Vermisste Menschen Ein Ende für die Ungewissheit
Düsseldorf. · Wenn bei Hilke Engfer das Telefon klingelt, ist höchste Konzentration angesagt. Denn bei den Menschen, die sich melden, geht es häufig um Existenzielles. Zum Beispiel um die Frage, ob der seit Monaten vermisste Bruder die Überquerung des Meeres in einem Schlauchboot überlebt hat.
Oder darum, ob der eigene Vater an einem bestimmten Ort in Russland vor mehr als 75 Jahren tatsächlich gefallen ist. „Die Ungewissheit über den Verbleib eines Angehörigen lässt Menschen niemals los, er beschäftigt sie oft ein Leben lang“, sagt Engfer, die beim Suchdienst des Deutschen Roten Kreuzes (DRK) arbeitet und in Reisholz ihr Büro hat.
Geschichte des Kontaktabbruchs wird rekonstruiert
Im Schnitt erhält der Dienst drei bis vier Anfragen in der Woche, erläuterte Engler anlässlich des internationalen Tags der Vermissten. Das Einzugsgebiet ihres Büros deckt große Teile des Regierungsbezirks Düsseldorf ab. „Wir laden Menschen zu uns ein, versuchen in einem geschützten Raum und möglichst in der Muttersprache beispielsweise die Geschichte eines Kontaktabbruchs zu rekonstruieren“, sagt die Wissenschaftlerin.
Für die eigentliche Suche übermitteln die Düsseldorfer die Daten an Fachabteilungen, wie es sie unter anderem in München gibt. „Die Recherche in internationalen Datenbanken ist komplex und anspruchsvoll, es macht Sinn, das an Experten zu übergeben“, sagt Hilde Heij, Leiterin des Suchdienstes im DRK-Landesverband Nordrhein.

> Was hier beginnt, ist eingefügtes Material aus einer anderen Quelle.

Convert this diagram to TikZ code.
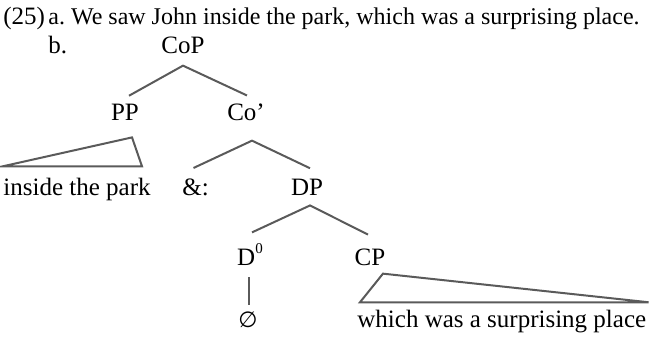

Bundesweite Zahlen belegen, wie nachgefragt das vom Innenministerium geförderte DRK-Angebot, zu dem auch das Thema Familienzusammenführung gehört, ist. So gingen im vergangenen Jahr 2083 neue Anfragen nach Menschen ein, die durch Krieg, Flucht, Vertreibung oder Migration voneinander getrennt wurden, beim Suchdienst ein. Mehr als 10 000 Menschen meldeten sich, um mehr über die Schicksale der im Krieg vermissten Angehörigen zu erfahren. „Schon länger stehe ich in Kontakt zu einer Frau, die ein Buch über ihren Vater schreibt und gerne eine biografische Lücke schließen möchte“, sagt Engfer.
Anders als in den älteren Sammelbänden des Dienstes, in denen die Vermissten selbst gezeigt werden, sind heute – auch im Internet – die Suchenden zu sehen. „Das Thema ist hoch sensibel, Datenschutz spielt eine entscheidende Rolle“, sagt Engfer.